El tiempo se extendía. Dormíamos todo lo que nos apetecía, luego nos levantábamos, nos duchábamos -todavía teníamos agua por el solar- y comíamos algo del congelador. Después hablábamos de cosas que habíamos hecho con los Jardineros, cosas viejas. Dormíamos más cuando hacía demasiado calor. Después íbamos al Cuarto Pringoso, encendíamos el aire acondicionado y veíamos películas viejas en DVD. No teníamos ganas de salir del edificio.

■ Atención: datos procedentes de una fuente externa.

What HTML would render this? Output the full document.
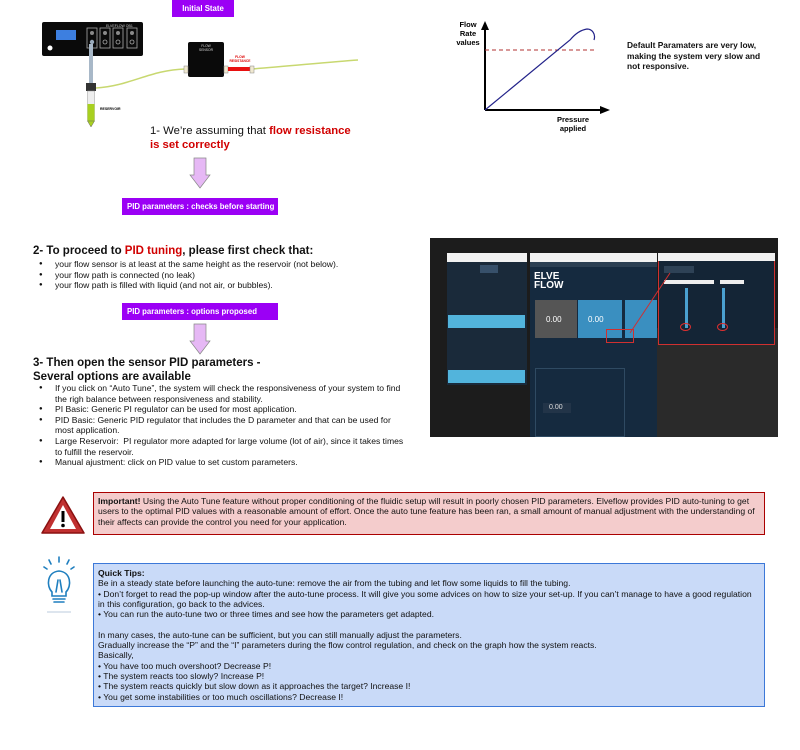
<!DOCTYPE html>
<html><head><meta charset="utf-8"><style>
*{margin:0;padding:0;box-sizing:border-box}
body{width:800px;height:750px;background:#fff;position:relative;overflow:hidden;font-family:"Liberation Sans",Arial,sans-serif;color:#111}
.a{position:absolute}
.pbox{position:absolute;background:#9b00f5;color:#fff;font-weight:bold;font-size:7.8px;padding:4px 5px;white-space:nowrap}
.sm{font-size:8.6px;line-height:10.6px}
ul{list-style:none}
li{position:relative;padding-left:22px}
li:before{content:"●";position:absolute;left:6px;font-size:6px}
.h{font-weight:bold;font-size:11.5px;line-height:13.5px}
.red{color:#d10000}
</style></head><body>

<div class="pbox" style="left:172px;top:0;width:62px;height:17px;text-align:center;padding-top:4px">Initial State</div>

<svg class="a" style="left:0;top:0" width="420" height="200">
 <rect x="42" y="22" width="101" height="34" rx="2" fill="#0a0a0a"/>
 <rect x="56" y="30" width="20" height="10" fill="#3d7fe0"/>
 <circle cx="50" cy="48" r="2.5" fill="#fff"/>
 <text x="106" y="27" font-size="3.5" fill="#ccc" font-family="Liberation Sans">ELVEFLOW OB1</text>
 <g fill="none" stroke="#aaa" stroke-width="0.8">
  <rect x="87" y="28" width="10" height="20"/><rect x="100" y="28" width="10" height="20"/><rect x="113" y="28" width="10" height="20"/><rect x="127" y="28" width="10" height="20"/>
  <circle cx="105" cy="42" r="2"/><circle cx="118" cy="42" r="2"/><circle cx="132" cy="42" r="2"/>
 </g>
 <g fill="#888"><circle cx="92" cy="33" r="2"/><circle cx="105" cy="33" r="2"/><circle cx="118" cy="33" r="2"/><circle cx="132" cy="33" r="2"/></g>
 <circle cx="92" cy="42" r="2.2" fill="#9ab"/>
 <line x1="91" y1="44" x2="91" y2="85" stroke="#a8b8c8" stroke-width="4"/>
 <path d="M96 88 C130 86,150 70,185 69" fill="none" stroke="#c8d870" stroke-width="1.5"/>
 <path d="M252 69 C290 66,330 62,358 60" fill="none" stroke="#c8d870" stroke-width="1.5"/>
 <rect x="86" y="83" width="10" height="8" fill="#333"/>
 <rect x="87.5" y="91" width="7" height="30" fill="#eee" stroke="#999" stroke-width="0.5"/>
 <rect x="87.5" y="104" width="7" height="17" fill="#a8d020"/>
 <path d="M87.5 121 L94.5 121 L91 127 Z" fill="#a8d020" stroke="#666" stroke-width="0.5"/>
 <text x="100" y="110" font-size="3.5" font-weight="bold" font-family="Liberation Sans">RESERVOIR</text>
 <rect x="188" y="42" width="36" height="35" rx="2" fill="#0a0a0a"/>
 <text x="206" y="47" font-size="3.3" fill="#ddd" text-anchor="middle" font-family="Liberation Sans">FLOW</text>
 <text x="206" y="51" font-size="3.3" fill="#ddd" text-anchor="middle" font-family="Liberation Sans">SENSOR</text>
 <rect x="184" y="66" width="4" height="7" fill="#f0e8d0" stroke="#888" stroke-width="0.5"/>
 <rect x="224" y="66" width="4" height="7" fill="#f0e8d0" stroke="#888" stroke-width="0.5"/>
 <rect x="228" y="67" width="22" height="4" fill="#e81010"/>
 <rect x="250" y="66" width="4" height="7" fill="#f0e8d0" stroke="#888" stroke-width="0.5"/>
 <text x="240" y="58" font-size="3.3" fill="#d00" text-anchor="middle" font-weight="bold" font-family="Liberation Sans">FLOW</text>
 <text x="240" y="62" font-size="3.3" fill="#d00" text-anchor="middle" font-weight="bold" font-family="Liberation Sans">RESISTANCE</text>
 <path d="M194 158 L206 158 L206 175 L210 175 L200 188 L190 175 L194 175 Z" fill="#e6b8f5" stroke="#888" stroke-width="0.7"/>
</svg>

<div class="a" style="left:150px;top:124px;font-size:11.3px;line-height:14px">1- We’re assuming that <b class="red">flow resistance</b><br><b class="red">is set correctly</b></div>

<div class="pbox" style="left:122px;top:198px;width:156px;height:17px">PID parameters : checks before starting</div>

<svg class="a" style="left:430px;top:0" width="200" height="140">
 <line x1="55" y1="110" x2="55" y2="28" stroke="#000" stroke-width="2"/>
 <path d="M51 30 L55 21 L59 30 Z" fill="#000"/>
 <line x1="55" y1="110" x2="172" y2="110" stroke="#000" stroke-width="2"/>
 <path d="M170 106 L180 110 L170 114 Z" fill="#000"/>
 <line x1="55" y1="50" x2="165" y2="50" stroke="#b03030" stroke-dasharray="4,3" stroke-width="1"/>
 <path d="M55 110 L140 40 C145 34,150 30,157 29 C162 29,166 34,164 40" fill="none" stroke="#23238a" stroke-width="1.2"/>
 <text font-size="7.5" font-weight="bold" font-family="Liberation Sans" text-anchor="middle"><tspan x="38" y="27">Flow</tspan><tspan x="38" y="36">Rate</tspan><tspan x="38" y="45">values</tspan><tspan x="143" y="122">Pressure</tspan><tspan x="143" y="131">applied</tspan></text>
</svg>
<div class="a" style="left:627px;top:40px;font-size:8.4px;font-weight:bold;line-height:10.5px">Default Paramaters are very low,<br>making the system very slow and<br>not responsive.</div>

<div class="a h" style="left:33px;top:245px">2- To proceed to <span class="red">PID tuning</span>, please first check that:</div>
<ul class="a sm" style="left:33px;top:259px"><li>your flow sensor is at least at the same height as the reservoir (not below).</li><li>your flow path is connected (no leak)</li><li>your flow path is filled with liquid (and not air, or bubbles).</li></ul>

<div class="pbox" style="left:122px;top:303px;width:156px;height:17px">PID parameters : options proposed</div>
<svg class="a" style="left:185px;top:322px" width="30" height="35"><path d="M9 2 L21 2 L21 19 L25 19 L15 32 L5 19 L9 19 Z" fill="#e6b8f5" stroke="#888" stroke-width="0.7"/></svg>

<div class="a h" style="left:33px;top:357px">3- Then open the sensor PID parameters -<br>Several options are available</div>
<ul class="a sm" style="left:33px;top:383px"><li>If you click on “Auto Tune”, the system will check the responsiveness of your system to find<br>the righ balance between responsiveness and stability.</li><li>PI Basic: Generic PI regulator can be used for most application.</li><li>PID Basic: Generic PID regulator that includes the D parameter and that can be used for<br>most application.</li><li>Large Reservoir:&nbsp; PI regulator more adapted for large volume (lot of air), since it takes times<br>to fulfill the reservoir.</li><li>Manual ajustment: click on PID value to set custom parameters.</li></ul>

<!-- screenshot -->
<div class="a" style="left:430px;top:238px;width:348px;height:199px;background:#1c1c1c;overflow:hidden">
 <div class="a" style="left:225px;top:90px;width:123px;height:109px;background:#2a2a2a"></div>
 <div class="a" style="left:17px;top:15px;width:80px;height:132px;background:#1a2a3a"></div>
 <div class="a" style="left:17px;top:15px;width:80px;height:9px;background:#f2f2f2"></div>
 <div class="a" style="left:18px;top:77px;width:77px;height:13px;background:#52b4dc"></div>
 <div class="a" style="left:18px;top:132px;width:77px;height:13px;background:#52b4dc"></div>
 <div class="a" style="left:50px;top:27px;width:18px;height:8px;background:#37506a"></div>
 <div class="a" style="left:100px;top:15px;width:127px;height:184px;background:#152a3f"></div>
 <div class="a" style="left:100px;top:15px;width:127px;height:9px;background:#f2f2f2"></div>
 <div class="a" style="left:100px;top:24px;width:127px;height:5px;background:#2b3f52"></div>
 <div class="a" style="left:104px;top:34px;font-size:10px;font-weight:bold;color:#fff;line-height:9px">ELVE<br>FLOW</div>
 <div class="a" style="left:105px;top:62px;width:42px;height:38px;background:#555"></div>
 <div class="a" style="left:148px;top:62px;width:44px;height:38px;background:#3a8fc0"></div>
 <div class="a" style="left:195px;top:62px;width:32px;height:38px;background:#3a8fc0"></div>
 <div class="a" style="left:116px;top:77px;font-size:8px;color:#fff">0.00</div>
 <div class="a" style="left:158px;top:77px;font-size:8px;color:#fff">0.00</div>
 <div class="a" style="left:105px;top:130px;width:90px;height:69px;border:1px solid #2f4a62"></div>
 <div class="a" style="left:113px;top:165px;width:28px;height:10px;background:#223448"></div>
 <div class="a" style="left:119px;top:166px;font-size:7px;color:#ddd">0.00</div>
 <div class="a" style="left:176px;top:91px;width:28px;height:14px;border:1px solid #d03030"></div>
 <div class="a" style="left:228px;top:15px;width:117px;height:92px;background:#142536;border:1.5px solid #d03030"></div>
 <div class="a" style="left:228px;top:15px;width:117px;height:8px;background:#f2f2f2"></div>
 <div class="a" style="left:234px;top:28px;width:30px;height:7px;background:#2e4256"></div>
 <div class="a" style="left:234px;top:42px;width:50px;height:4px;background:#eee"></div>
 <div class="a" style="left:290px;top:42px;width:24px;height:4px;background:#eee"></div>
 <div class="a" style="left:255px;top:50px;width:3px;height:40px;background:#4aa0d0"></div>
 <div class="a" style="left:292px;top:50px;width:3px;height:40px;background:#4aa0d0"></div>
 <div class="a" style="left:250px;top:85px;width:11px;height:8px;border:1px solid #e03030;border-radius:50%"></div>
 <div class="a" style="left:287px;top:85px;width:11px;height:8px;border:1px solid #e03030;border-radius:50%"></div>
 <svg class="a" style="left:0;top:0" width="348" height="199"><line x1="200" y1="95" x2="240" y2="35" stroke="#d03030" stroke-width="1"/></svg>
</div>

<!-- warning -->
<svg class="a" style="left:40px;top:494px" width="46" height="42"><path d="M23 3 L44 39 L2 39 Z" fill="#c03030" stroke="#8a1010" stroke-width="1.5" stroke-linejoin="round"/><path d="M23 11 L36 35 L10 35 Z" fill="#fff"/><rect x="21.5" y="17" width="3" height="11" fill="#000"/><circle cx="23" cy="31.5" r="1.8" fill="#000"/></svg>
<div class="a" style="left:93px;top:492px;width:672px;height:43px;background:#f4cccc;border:1.5px solid #a00;padding:3px 4px;font-size:8.6px;line-height:10.4px"><b>Important!</b> Using the Auto Tune feature without proper conditioning of the fluidic setup will result in poorly chosen PID parameters. Elveflow provides PID auto-tuning to get users to the optimal PID values with a reasonable amount of effort. Once the auto tune feature has been ran, a small amount of manual adjustment with the understanding of their affects can provide the control you need for your application.</div>

<!-- tips -->
<svg class="a" style="left:42px;top:556px" width="34" height="58"><g stroke="#1f7fbf" stroke-width="1.6" fill="none" stroke-linecap="round"><line x1="17" y1="1" x2="17" y2="6"/><line x1="7" y1="4" x2="9" y2="8"/><line x1="27" y1="4" x2="25" y2="8"/><line x1="2" y1="11" x2="5" y2="13"/><line x1="32" y1="11" x2="29" y2="13"/><path d="M10 36 C4 30,5 16,17 15 C29 16,30 30,24 36 L24 40 L10 40 Z"/><line x1="11" y1="43" x2="23" y2="43"/><line x1="12" y1="46" x2="22" y2="46"/><path d="M14 36 L16 24 M20 36 L18 24"/></g><line x1="5" y1="56" x2="29" y2="56" stroke="#dde5ee" stroke-width="2"/></svg>
<div class="a" style="left:93px;top:563px;width:672px;height:144px;background:#c9daf8;border:1.5px solid #3c78d8;padding:4px 4px;font-size:8.6px;line-height:10.3px"><b>Quick Tips:</b><br>Be in a steady state before launching the auto-tune: remove the air from the tubing and let flow some liquids to fill the tubing.<br>• Don’t forget to read the pop-up window after the auto-tune process. It will give you some advices on how to size your set-up. If you can’t manage to have a good regulation in this configuration, go back to the advices.<br>• You can run the auto-tune two or three times and see how the parameters get adapted.<br><br>In many cases, the auto-tune can be sufficient, but you can still manually adjust the parameters.<br>Gradually increase the “P” and the “I” parameters during the flow control regulation, and check on the graph how the system reacts.<br>Basically,<br>• You have too much overshoot? Decrease P!<br>• The system reacts too slowly? Increase P!<br>• The system reacts quickly but slow down as it approaches the target? Increase I!<br>• You get some instabilities or too much oscillations? Decrease I!</div>

</body></html>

Por las tardes nos tomábamos unas copas -aún quedaban algunas botellas sin romper detrás de la barra- y hacíamos una incursión en la cara comida enlatada que Mordis guardaba para los clientes de dinero y también para sus mejores chicas. Snacks de Lealtad los llamaba; te los servía cuando dabas un paso más, aunque nunca sabías con antelación qué paso sería ése. Así fue como probé por primera vez el caviar. Era como burbujas saladas.

Aunque ya no quedaba más caviar en el Scales para Amanda y para mí.

59

Toby. San Anil Agarwal

Año 25

Aquí viene la hambruna, piensa Toby. San Euell, reza por mí y por todos aquellos que mueren de hambre en medio de la abundancia. Ayúdame a encontrar esa abundancia. Envíame proteína animal pronto.

En el prado, el verraco muerto está entrando en la otra vida. Se elevan gases del cadáver, se escurren los fluidos. Los buitres han estado con él; los cuervos sobrevuelan el perímetro como los alfeñiques en una pelea callejera, agarrando lo que pueden. Pase lo que pase ahí, los gusanos no han quedado al margen.